-- Start DATA EXTRACT --

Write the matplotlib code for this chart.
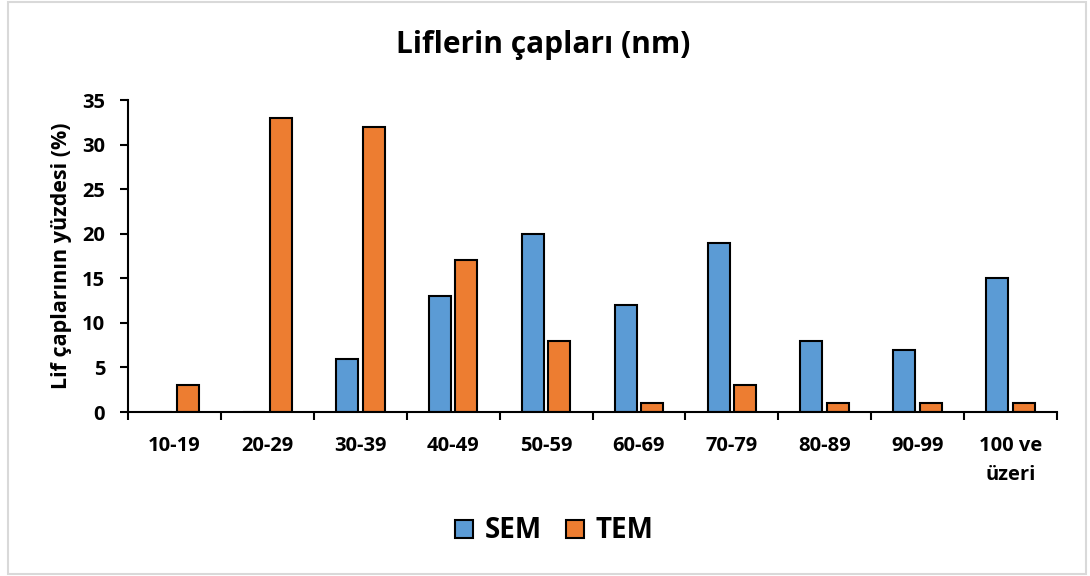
import matplotlib
matplotlib.use("Agg")
import matplotlib.pyplot as plt
import matplotlib.patches as mpatches
from matplotlib.lines import Line2D
import numpy as np

plt.rcParams["font.family"] = ["Open Sans", "DejaVu Sans"]
plt.rcParams["font.weight"] = "bold"

categories = ["10-19", "20-29", "30-39", "40-49", "50-59", "60-69",
              "70-79", "80-89", "90-99", "100 ve\nüzeri"]
sem = [0, 0, 6, 13, 20, 12, 19, 8, 7, 15]
tem = [3, 33, 32, 17, 8, 1, 3, 1, 1, 1]
SEM_C, TEM_C = "#5B9BD5", "#ED7D31"

fig = plt.figure(figsize=(10.9, 5.76), dpi=100)
ax = fig.add_axes([128 / 1090, 1 - 412 / 576, (1057 - 128) / 1090, (412 - 100) / 576])

# outer chart border
fig.patches.append(mpatches.Rectangle((8 / 1090, 2 / 576), 1078 / 1090, 572 / 576,
                                      transform=fig.transFigure, fill=False,
                                      edgecolor="#D9D9D9", linewidth=1.5))

x = np.arange(len(categories))
w = 0.237
ax.bar(x - 0.143, sem, w, color=SEM_C, edgecolor="black", linewidth=1.5)
ax.bar(x + 0.143, tem, w, color=TEM_C, edgecolor="black", linewidth=1.5)

ax.set_xlim(-0.5, len(categories) - 0.5)
ax.set_ylim(0, 35)
ax.set_yticks(range(0, 36, 5))
ax.set_xticks(x)
ax.set_xticklabels(categories, fontsize=14.5, fontweight="bold", linespacing=1.65)
ax.set_xticks(np.arange(-0.5, len(categories)), minor=True)
ax.tick_params(axis="x", which="major", length=0, pad=17)
ax.tick_params(axis="x", which="minor", length=6, width=1.5, direction="out")
ax.tick_params(axis="y", length=6, width=1.5, direction="out", labelsize=14.5, pad=10.5)
for lab in ax.get_yticklabels():
    lab.set_fontweight("bold")

for s in ["top", "right"]:
    ax.spines[s].set_visible(False)
for s in ["left", "bottom"]:
    ax.spines[s].set_linewidth(1.5)

ax.set_ylabel("Lif çaplarının yüzdesi (%)", fontsize=15.5, fontweight="bold", labelpad=7)
fig.text(0.4985, 1 - 45 / 576, "Liflerin çapları (nm)", ha="center", va="center",
         fontsize=21.5, fontweight="bold")

handles = [Line2D([], [], linestyle="none", marker="s", markersize=13,
                  markerfacecolor=c, markeredgecolor="black", markeredgewidth=1.5)
           for c in (SEM_C, TEM_C)]
leg = fig.legend(handles, ["SEM", "TEM"], loc="center",
                 bbox_to_anchor=(0.508, 1 - 531 / 576), ncol=2,
                 frameon=False, fontsize=20, handlelength=0.7,
                 handletextpad=0.4, columnspacing=0.85)
for t in leg.get_texts():
    t.set_fontweight("bold")

fig.savefig("out.png", dpi=100, facecolor="white")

-- End DATA EXTRACT --

**SET PROBLEM**.
Extract the lines exactly, please: the first line of the listing, the line with "ax = fig.add_axes([128", and every line between them, but no pictures.

**EXERCISE SOLUTION**.
Write the matplotlib code for this chart.
import matplotlib
matplotlib.use("Agg")
import matplotlib.pyplot as plt
import matplotlib.patches as mpatches
from matplotlib.lines import Line2D
import numpy as np

plt.rcParams["font.family"] = ["Open Sans", "DejaVu Sans"]
plt.rcParams["font.weight"] = "bold"

categories = ["10-19", "20-29", "30-39", "40-49", "50-59", "60-69",
              "70-79", "80-89", "90-99", "100 ve\nüzeri"]
sem = [0, 0, 6, 13, 20, 12, 19, 8, 7, 15]
tem = [3, 33, 32, 17, 8, 1, 3, 1, 1, 1]
SEM_C, TEM_C = "#5B9BD5", "#ED7D31"

fig = plt.figure(figsize=(10.9, 5.76), dpi=100)
ax = fig.add_axes([128 / 1090, 1 - 412 / 576, (1057 - 128) / 1090, (412 - 100) / 576])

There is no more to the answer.